+++ Dataset extract +++
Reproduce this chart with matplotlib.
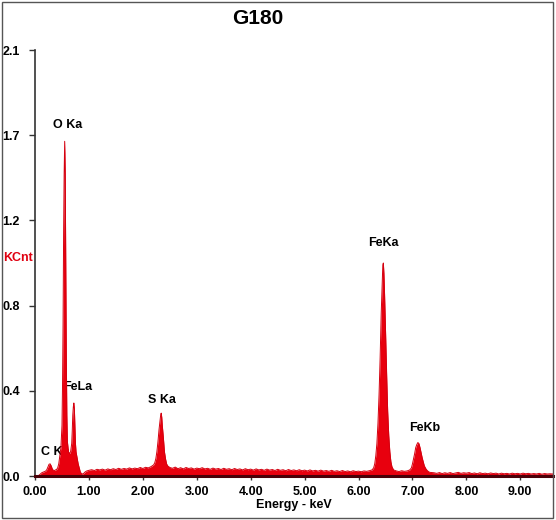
import matplotlib
matplotlib.use("Agg")
import matplotlib.pyplot as plt
from matplotlib.patches import Rectangle

# EDS spectrum G180 (energy in keV, intensity in KCnt)
energy_kev = [
    0.00, 0.02, 0.04, 0.06, 0.08, 0.10, 0.12, 0.14, 0.16, 0.18, 0.20, 0.22, 0.24, 0.26, 0.28,
    0.30, 0.32, 0.34, 0.36, 0.38, 0.40, 0.42, 0.44, 0.46, 0.48, 0.50, 0.51, 0.52, 0.53, 0.54,
    0.55, 0.56, 0.57, 0.58, 0.59, 0.60, 0.62, 0.64, 0.66, 0.68, 0.69, 0.70, 0.71, 0.72, 0.73,
    0.74, 0.75, 0.76, 0.78, 0.80, 0.82, 0.84, 0.86, 0.88, 0.90, 0.92, 0.94, 0.96,
    1.00, 1.05, 1.10, 1.15, 1.20, 1.25, 1.30, 1.35, 1.40, 1.45, 1.50, 1.55, 1.60, 1.65, 1.70,
    1.75, 1.80, 1.85, 1.90, 1.95, 2.00, 2.05, 2.10, 2.15, 2.20,
    2.22, 2.24, 2.26, 2.28, 2.30, 2.32, 2.33, 2.34, 2.35, 2.36, 2.38, 2.40, 2.42, 2.44, 2.46, 2.50,
    2.55, 2.60, 2.65, 2.70, 2.75, 2.80, 2.85, 2.90, 2.95, 3.00, 3.05, 3.10, 3.15, 3.20, 3.25,
    3.30, 3.35, 3.40, 3.45, 3.50, 3.55, 3.60, 3.65, 3.70, 3.75, 3.80, 3.85, 3.90, 3.95, 4.00,
    4.05, 4.10, 4.15, 4.20, 4.25, 4.30, 4.35, 4.40, 4.45, 4.50, 4.55, 4.60, 4.65, 4.70, 4.75,
    4.80, 4.85, 4.90, 4.95, 5.00, 5.05, 5.10, 5.15, 5.20, 5.25, 5.30, 5.35, 5.40, 5.45, 5.50,
    5.55, 5.60, 5.65, 5.70, 5.75, 5.80, 5.85, 5.90, 5.95, 6.00, 6.05, 6.10, 6.15, 6.20, 6.25,
    6.28, 6.30, 6.32, 6.34, 6.36, 6.38, 6.40, 6.42, 6.44, 6.45, 6.46, 6.47, 6.48, 6.50, 6.52,
    6.54, 6.56, 6.58, 6.60, 6.62, 6.65, 6.70, 6.75, 6.80, 6.85, 6.90, 6.95,
    6.98, 7.00, 7.02, 7.04, 7.06, 7.08, 7.10, 7.12, 7.14, 7.16, 7.18, 7.20, 7.22, 7.25, 7.28, 7.32,
    7.40, 7.45, 7.50, 7.55, 7.60, 7.65, 7.70, 7.75, 7.80, 7.85, 7.90, 7.95, 8.00, 8.05, 8.10,
    8.15, 8.20, 8.25, 8.30, 8.35, 8.40, 8.45, 8.50, 8.55, 8.60, 8.65, 8.70, 8.75, 8.80, 8.85,
    8.90, 8.95, 9.00, 9.05, 9.10, 9.15, 9.20, 9.25, 9.30, 9.35, 9.40, 9.45, 9.50, 9.55, 9.60,
]
kcnt = [
    0.000, 0.000, 0.000, 0.002, 0.005, 0.010, 0.015, 0.018, 0.020, 0.022, 0.025, 0.032, 0.045, 0.058, 0.060,
    0.050, 0.035, 0.028, 0.027, 0.030, 0.032, 0.040, 0.060, 0.100, 0.140, 0.250, 0.450, 0.750, 1.200, 1.490,
    1.650, 1.490, 1.050, 0.600, 0.300, 0.170, 0.120, 0.110, 0.120, 0.160, 0.220, 0.300, 0.340, 0.360, 0.330,
    0.240, 0.160, 0.120, 0.090, 0.060, 0.040, 0.020, 0.012, 0.010, 0.012, 0.018, 0.022, 0.025,
    0.028, 0.031, 0.027, 0.033, 0.030, 0.034, 0.029, 0.035, 0.031, 0.036, 0.032, 0.038, 0.033, 0.037, 0.034,
    0.040, 0.035, 0.039, 0.036, 0.042, 0.037, 0.043, 0.040, 0.046, 0.055,
    0.065, 0.085, 0.120, 0.170, 0.230, 0.280, 0.300, 0.310, 0.290, 0.250, 0.190, 0.120, 0.085, 0.060, 0.050, 0.042,
    0.038, 0.044, 0.036, 0.041, 0.035, 0.042, 0.037, 0.040, 0.034, 0.039, 0.036, 0.041, 0.035, 0.038, 0.033,
    0.039, 0.034, 0.037, 0.032, 0.038, 0.033, 0.036, 0.031, 0.037, 0.032, 0.035, 0.030, 0.036, 0.031, 0.034,
    0.029, 0.035, 0.030, 0.033, 0.028, 0.034, 0.029, 0.032, 0.027, 0.033, 0.028, 0.031, 0.026, 0.032, 0.027,
    0.030, 0.026, 0.031, 0.026, 0.029, 0.025, 0.030, 0.025, 0.028, 0.024, 0.029, 0.024, 0.027, 0.023, 0.028,
    0.023, 0.026, 0.022, 0.027, 0.022, 0.025, 0.021, 0.026, 0.022, 0.024, 0.021, 0.025, 0.023, 0.026, 0.030,
    0.040, 0.060, 0.100, 0.160, 0.260, 0.400, 0.580, 0.800, 0.970, 1.040, 1.050, 1.000, 0.920, 0.720, 0.500,
    0.320, 0.200, 0.120, 0.070, 0.045, 0.030, 0.025, 0.022, 0.026, 0.023, 0.025, 0.030,
    0.040, 0.060, 0.085, 0.110, 0.140, 0.155, 0.165, 0.160, 0.140, 0.115, 0.090, 0.070, 0.050, 0.035, 0.025, 0.018,
    0.016, 0.013, 0.017, 0.012, 0.016, 0.013, 0.017, 0.012, 0.015, 0.018, 0.013, 0.016, 0.014, 0.017, 0.012,
    0.015, 0.011, 0.016, 0.012, 0.014, 0.011, 0.015, 0.012, 0.014, 0.010, 0.014, 0.011, 0.013, 0.010, 0.014,
    0.011, 0.013, 0.010, 0.014, 0.011, 0.013, 0.010, 0.012, 0.010, 0.013, 0.009, 0.012, 0.010, 0.011, 0.010,
]

# peak labels: (text, x, y)
peak_names = ["O Ka", "FeLa", "S Ka", "FeKa", "FeKb", "C Ka"]
peak_x = [0.61, 0.80, 2.35, 6.46, 7.22, 0.37]
peak_y = [1.73, 0.44, 0.375, 1.15, 0.237, 0.118]

x_ticks = [0, 1, 2, 3, 4, 5, 6, 7, 8, 9]
x_ticklabels = ["0.00", "1.00", "2.00", "3.00", "4.00", "5.00", "6.00", "7.00", "8.00", "9.00"]
y_ticks = [0.0, 0.42, 0.84, 1.26, 1.68, 2.1]
y_ticklabels = ["0.0", "0.4", "0.8", "1.2", "1.7", "2.1"]

plt.rcParams["font.family"] = ["Liberation Sans", "DejaVu Sans"]
plt.rcParams["font.weight"] = "bold"

fig = plt.figure(figsize=(5.56, 5.20), dpi=100)
ax = fig.add_axes([0.063, 0.0846, 0.931, 0.8192])

# figure frame
fig.patches.append(Rectangle((0.004, 0.003), 0.991, 0.994, transform=fig.transFigure,
                             fill=False, edgecolor="#555555", linewidth=1.0))

ax.fill_between(energy_kev, kcnt, 0, color="#e8000e", linewidth=0, zorder=3)
ax.plot(energy_kev, kcnt, color="#d4000f", linewidth=0.7, zorder=3)

ax.set_xlim(0, 9.6)
ax.set_ylim(0, 2.1)

for s in ["top", "right"]:
    ax.spines[s].set_visible(False)
ax.spines["left"].set_color("#333333")
ax.spines["left"].set_linewidth(1.2)
ax.spines["bottom"].set_color("#4a0008")
ax.spines["bottom"].set_linewidth(2.2)
ax.spines["bottom"].set_zorder(4)

ax.set_xticks(x_ticks)
ax.set_xticklabels(x_ticklabels, fontsize=9, fontweight="bold")
ax.set_yticks(y_ticks)
ax.set_yticklabels(y_ticklabels, fontsize=9, fontweight="bold", ha="left")
ax.tick_params(axis="x", length=3, width=1, color="#333333", pad=4)
ax.tick_params(axis="y", length=4, width=1, color="#333333", pad=19.5)

for name, x, y in zip(peak_names, peak_x, peak_y):
    ax.text(x, y, name, ha="center", va="center", fontsize=9, fontweight="bold", zorder=2)

ax.set_xlabel("Energy - keV", fontsize=9, fontweight="bold", labelpad=1)
fig.text(0.006, 0.504, "KCnt", color="#e00010", fontsize=9, fontweight="bold", ha="left", va="center")
fig.text(0.464, 0.965, "G180", fontsize=15, fontweight="bold", ha="center", va="center")

fig.savefig("out.png", dpi=100)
+++
### What you are asked to do:
Starting at the first line of the material, output exactly the lines up to and including the one with "from matplotlib.patches import Rectangle". Do not include the pictures.

### Exercise result:
Reproduce this chart with matplotlib.
import matplotlib
matplotlib.use("Agg")
import matplotlib.pyplot as plt
from matplotlib.patches import Rectangle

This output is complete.